→ INFORMATION SUPPLIED
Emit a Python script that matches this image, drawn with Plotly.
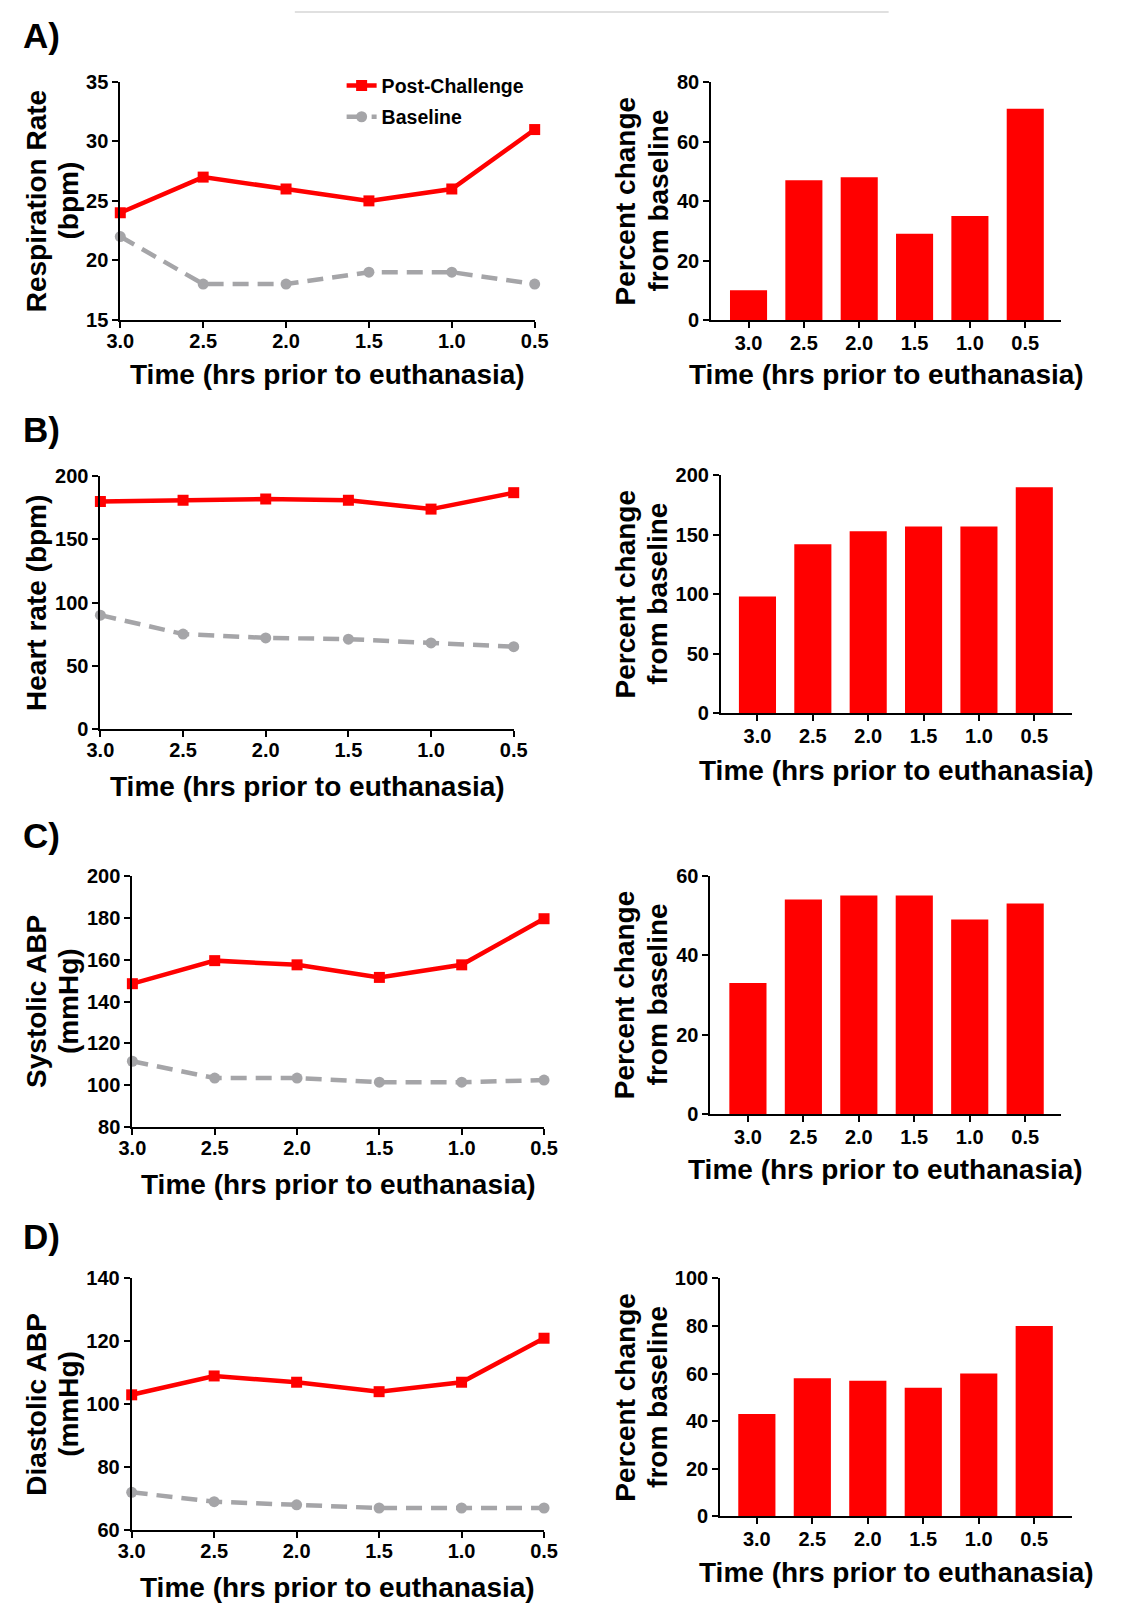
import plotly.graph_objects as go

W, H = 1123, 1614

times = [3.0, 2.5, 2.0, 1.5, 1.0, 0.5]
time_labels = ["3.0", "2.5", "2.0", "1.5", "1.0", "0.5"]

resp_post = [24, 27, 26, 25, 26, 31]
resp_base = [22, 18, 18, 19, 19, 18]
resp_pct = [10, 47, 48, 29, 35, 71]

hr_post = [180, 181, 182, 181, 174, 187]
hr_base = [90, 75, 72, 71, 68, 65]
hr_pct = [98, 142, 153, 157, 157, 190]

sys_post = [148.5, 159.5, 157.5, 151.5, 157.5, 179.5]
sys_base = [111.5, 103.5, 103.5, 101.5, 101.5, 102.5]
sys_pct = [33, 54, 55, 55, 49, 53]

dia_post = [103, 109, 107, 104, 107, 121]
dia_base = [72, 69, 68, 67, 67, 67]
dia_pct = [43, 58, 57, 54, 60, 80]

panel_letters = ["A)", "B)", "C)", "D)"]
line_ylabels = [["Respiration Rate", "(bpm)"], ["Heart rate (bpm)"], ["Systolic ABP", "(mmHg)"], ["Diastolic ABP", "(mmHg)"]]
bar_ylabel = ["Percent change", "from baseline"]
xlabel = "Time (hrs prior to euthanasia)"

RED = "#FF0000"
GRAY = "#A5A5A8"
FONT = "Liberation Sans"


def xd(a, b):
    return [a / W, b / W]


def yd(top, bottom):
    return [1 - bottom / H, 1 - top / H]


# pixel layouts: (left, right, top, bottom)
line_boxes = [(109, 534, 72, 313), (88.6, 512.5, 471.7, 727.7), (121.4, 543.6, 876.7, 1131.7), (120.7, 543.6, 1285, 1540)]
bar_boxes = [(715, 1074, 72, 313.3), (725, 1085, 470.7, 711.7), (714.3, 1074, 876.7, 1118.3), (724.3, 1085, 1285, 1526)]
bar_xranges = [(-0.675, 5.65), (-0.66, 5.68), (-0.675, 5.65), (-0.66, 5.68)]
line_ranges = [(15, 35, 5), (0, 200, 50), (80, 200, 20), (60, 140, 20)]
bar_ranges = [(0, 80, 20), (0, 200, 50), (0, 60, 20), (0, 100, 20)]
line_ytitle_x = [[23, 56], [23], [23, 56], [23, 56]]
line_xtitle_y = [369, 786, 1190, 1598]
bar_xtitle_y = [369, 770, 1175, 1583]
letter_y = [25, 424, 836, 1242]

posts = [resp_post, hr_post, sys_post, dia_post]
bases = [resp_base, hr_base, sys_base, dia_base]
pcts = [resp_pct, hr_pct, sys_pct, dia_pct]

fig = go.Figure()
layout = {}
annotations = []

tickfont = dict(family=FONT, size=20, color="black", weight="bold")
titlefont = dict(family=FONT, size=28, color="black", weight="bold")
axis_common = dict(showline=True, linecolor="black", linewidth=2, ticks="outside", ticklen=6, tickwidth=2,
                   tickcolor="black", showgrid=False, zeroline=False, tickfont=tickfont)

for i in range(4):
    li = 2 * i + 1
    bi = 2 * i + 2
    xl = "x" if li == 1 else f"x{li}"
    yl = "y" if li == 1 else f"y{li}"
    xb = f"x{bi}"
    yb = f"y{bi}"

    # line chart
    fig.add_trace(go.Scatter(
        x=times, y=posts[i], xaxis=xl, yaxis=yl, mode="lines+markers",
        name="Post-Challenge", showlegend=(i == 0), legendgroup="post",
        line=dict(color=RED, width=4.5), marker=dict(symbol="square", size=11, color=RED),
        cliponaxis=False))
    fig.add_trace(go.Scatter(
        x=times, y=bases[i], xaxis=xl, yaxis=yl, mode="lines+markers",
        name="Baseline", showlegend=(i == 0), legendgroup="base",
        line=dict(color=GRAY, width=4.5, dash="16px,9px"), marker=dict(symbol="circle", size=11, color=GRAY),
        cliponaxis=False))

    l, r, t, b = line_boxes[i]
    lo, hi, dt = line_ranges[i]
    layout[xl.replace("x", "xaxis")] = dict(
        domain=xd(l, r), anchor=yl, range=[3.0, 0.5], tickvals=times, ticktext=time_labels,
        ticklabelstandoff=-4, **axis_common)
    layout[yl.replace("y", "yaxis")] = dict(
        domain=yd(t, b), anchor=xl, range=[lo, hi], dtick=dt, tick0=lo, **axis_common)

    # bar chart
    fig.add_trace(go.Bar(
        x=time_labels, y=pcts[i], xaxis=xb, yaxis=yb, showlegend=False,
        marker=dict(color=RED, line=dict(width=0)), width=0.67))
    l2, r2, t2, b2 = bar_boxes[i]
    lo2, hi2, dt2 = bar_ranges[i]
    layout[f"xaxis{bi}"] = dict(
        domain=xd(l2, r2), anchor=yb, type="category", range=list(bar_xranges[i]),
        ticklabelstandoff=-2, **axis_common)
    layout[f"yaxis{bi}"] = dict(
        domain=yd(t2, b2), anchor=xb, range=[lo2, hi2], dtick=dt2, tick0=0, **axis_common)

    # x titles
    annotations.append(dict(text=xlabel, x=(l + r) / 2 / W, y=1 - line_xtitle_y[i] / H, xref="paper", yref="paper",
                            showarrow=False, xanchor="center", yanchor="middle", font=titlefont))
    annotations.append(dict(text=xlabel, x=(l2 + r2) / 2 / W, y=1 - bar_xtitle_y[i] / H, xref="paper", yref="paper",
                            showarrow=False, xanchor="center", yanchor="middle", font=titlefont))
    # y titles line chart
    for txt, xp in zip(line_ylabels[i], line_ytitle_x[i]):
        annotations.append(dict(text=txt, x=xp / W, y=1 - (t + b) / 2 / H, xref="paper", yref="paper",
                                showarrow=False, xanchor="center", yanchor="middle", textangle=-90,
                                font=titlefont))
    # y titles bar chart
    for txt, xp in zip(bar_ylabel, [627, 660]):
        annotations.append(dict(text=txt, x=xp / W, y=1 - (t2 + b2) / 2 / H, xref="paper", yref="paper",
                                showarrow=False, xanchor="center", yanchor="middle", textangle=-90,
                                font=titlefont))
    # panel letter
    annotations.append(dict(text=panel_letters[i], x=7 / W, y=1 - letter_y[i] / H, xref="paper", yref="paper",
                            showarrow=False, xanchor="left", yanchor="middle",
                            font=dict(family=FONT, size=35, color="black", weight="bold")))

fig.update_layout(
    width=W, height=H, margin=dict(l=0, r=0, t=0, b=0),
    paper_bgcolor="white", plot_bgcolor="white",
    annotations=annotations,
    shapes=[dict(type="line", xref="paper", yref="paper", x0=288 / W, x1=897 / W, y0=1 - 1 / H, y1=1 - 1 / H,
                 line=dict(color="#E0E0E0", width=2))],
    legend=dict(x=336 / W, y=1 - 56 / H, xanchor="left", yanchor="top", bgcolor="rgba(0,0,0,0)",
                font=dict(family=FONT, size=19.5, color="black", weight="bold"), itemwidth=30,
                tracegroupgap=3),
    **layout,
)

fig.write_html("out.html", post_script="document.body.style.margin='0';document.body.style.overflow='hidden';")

→ REQUIRED TASK
From the first line above through the line containing "return [1 - bottom / H, 1 - top / H]", copy everything exactly, without the pictures.

→ RESPONSE FOR THIS EXERCISE
Emit a Python script that matches this image, drawn with Plotly.
import plotly.graph_objects as go

W, H = 1123, 1614

times = [3.0, 2.5, 2.0, 1.5, 1.0, 0.5]
time_labels = ["3.0", "2.5", "2.0", "1.5", "1.0", "0.5"]

resp_post = [24, 27, 26, 25, 26, 31]
resp_base = [22, 18, 18, 19, 19, 18]
resp_pct = [10, 47, 48, 29, 35, 71]

hr_post = [180, 181, 182, 181, 174, 187]
hr_base = [90, 75, 72, 71, 68, 65]
hr_pct = [98, 142, 153, 157, 157, 190]

sys_post = [148.5, 159.5, 157.5, 151.5, 157.5, 179.5]
sys_base = [111.5, 103.5, 103.5, 101.5, 101.5, 102.5]
sys_pct = [33, 54, 55, 55, 49, 53]

dia_post = [103, 109, 107, 104, 107, 121]
dia_base = [72, 69, 68, 67, 67, 67]
dia_pct = [43, 58, 57, 54, 60, 80]

panel_letters = ["A)", "B)", "C)", "D)"]
line_ylabels = [["Respiration Rate", "(bpm)"], ["Heart rate (bpm)"], ["Systolic ABP", "(mmHg)"], ["Diastolic ABP", "(mmHg)"]]
bar_ylabel = ["Percent change", "from baseline"]
xlabel = "Time (hrs prior to euthanasia)"

RED = "#FF0000"
GRAY = "#A5A5A8"
FONT = "Liberation Sans"


def xd(a, b):
    return [a / W, b / W]


def yd(top, bottom):
    return [1 - bottom / H, 1 - top / H]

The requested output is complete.